Stealing from the Saracens: How Islamic Architecture Shaped Europe
Tom Verde
Diana Darke.
2020, C. Hurst & Company, 978-1-78738-305-0, £25 hb.
Gothic architecture, with its stained glass and soaring, pointed arches, is a towering architectural and engineering achievement of medieval Western Christendom. While its symbolism is celestial, its techniques and motifs were developed “out of a succession of influences that started in the Middle East and Muslim Andalusia,” points out the author, whose extensive experience, particularly in Syria, provides the foundation of this richly illustrated, accessible account of the journeys (via commerce and conflict, mostly) of the architectural elements that came to define the Gothic.
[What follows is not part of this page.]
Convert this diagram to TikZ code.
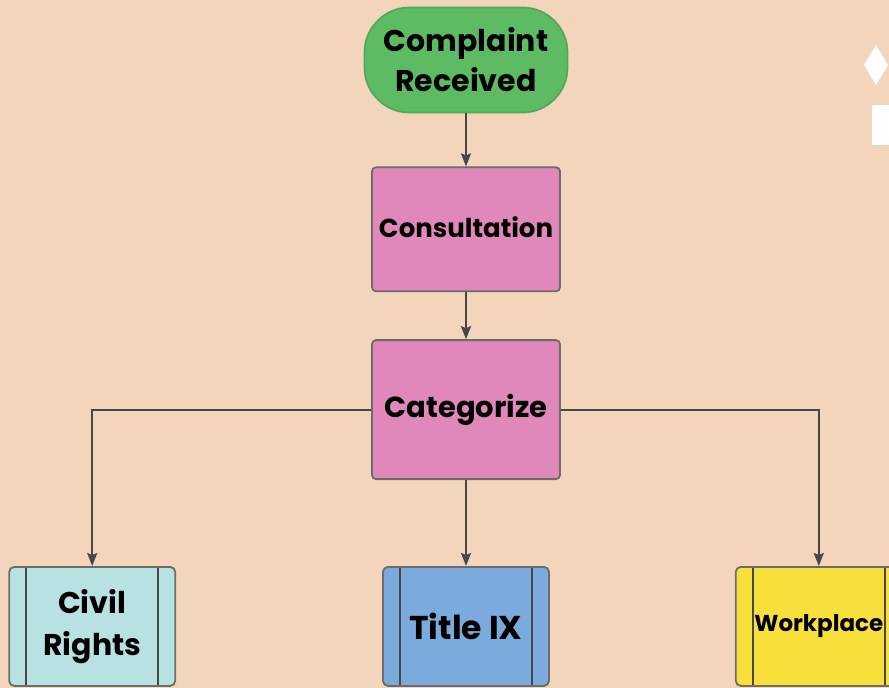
\documentclass[tikz,border=0pt]{standalone}
\usepackage{fontspec}
\setmainfont{Poppins}
\usetikzlibrary{positioning, arrows.meta}

\definecolor{peach}{HTML}{F3D5BB}
\definecolor{startgreen}{HTML}{5DBB63}
\definecolor{stepfill}{HTML}{E088B9}
\definecolor{civilfill}{HTML}{B8E2E2}
\definecolor{titlefill}{HTML}{7BABDD}
\definecolor{workfill}{HTML}{F8E03C}
\definecolor{edgegray}{HTML}{474747}

\tikzset{
    start/.style={draw=startgreen!90!black, fill=startgreen, rounded corners=45pt,
        minimum width=203pt, minimum height=105pt, inner sep=0pt, align=center,
        font=\fontsize{30}{40}\selectfont\bfseries},
    stepbox/.style={draw=edgegray!80, fill=stepfill, rounded corners=4pt,
        minimum width=188pt, inner sep=0pt, align=center},
    process/.style={draw=edgegray!80, fill=#1, rounded corners=5pt,
        minimum width=166pt, minimum height=119pt, inner sep=0pt, align=center,
        path picture={
            \draw[edgegray, line width=1.8pt]
                ([xshift=17pt]path picture bounding box.north west) --
                ([xshift=17pt]path picture bounding box.south west)
                ([xshift=-17pt]path picture bounding box.north east) --
                ([xshift=-17pt]path picture bounding box.south east);
        }},
    flow/.style={-{Stealth[length=13pt, width=10pt, inset=2pt]}, edgegray, line width=2pt},
}

\begin{document}
\begin{tikzpicture}[x=1pt, y=-1pt, line width=1.8pt]
            \fill[peach] (0,0) rectangle (889,688);
            \useasboundingbox (0,0) rectangle (889,688);
            % decoration at the right edge
            \fill[white] (876,45) -- (888,65) -- (876,85) -- (864,65) -- cycle;
            \fill[white] (872,105) rectangle (892,145);
            \node[start] (0) at (466, 60) {Complaint\\Received};
            \node[stepbox, minimum height=124pt, below=53pt of 0, font=\fontsize{26}{32}\selectfont\bfseries] (1) {\raisebox{5pt}{Consultation}};
            \node[stepbox, minimum height=139pt, below=47pt of 1, font=\fontsize{29}{36}\selectfont\bfseries] (2) {\raisebox{4pt}{Categorize}};
            \node[process=titlefill, below=86pt of 2, font=\fontsize{33}{40}\selectfont\bfseries] (4) {Title IX};
            \node[process=civilfill, left=206pt of 4, font=\fontsize{30}{42}\selectfont\bfseries] (3) {Civil\\Rights};
            \node[process=workfill, right=185pt of 4, font=\fontsize{23}{28}\selectfont\bfseries] (5) {Workplace};
            \draw[flow] (0) -- (1);
            \draw[flow] (1) -- (2);
            \draw[flow] (2.west) -| (3.north);
            \draw[flow] (2) -- (4);
            \draw[flow] (2.east) -| (5.north);
        \end{tikzpicture}
\end{document}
Square minarets, like those of Damascus’s eighth-century-CE Umayyad mosque, themselves inspired by Byzantine-era Syrian churches, provided models for Western church towers—a debt acknowledged by renowned 17th- and 18th-century English architect Christopher Wren, who observed that the “Gothic style should more rightly be called the Saracen style.” (“Saracen” was then a common European name for Arabs.) The trail of the pointed arch, whose development allowed structures to reach previously unattainable heights, was a “dominant motif” of medieval Abbasid Islamic architecture that drifted from Iraq to Egypt and over to Italy and then to France and the rest of Europe. A glossary helps the general reader enjoy this book that examines the full extent of the Arab world’s influence on what became an iconic Western architectural tradition.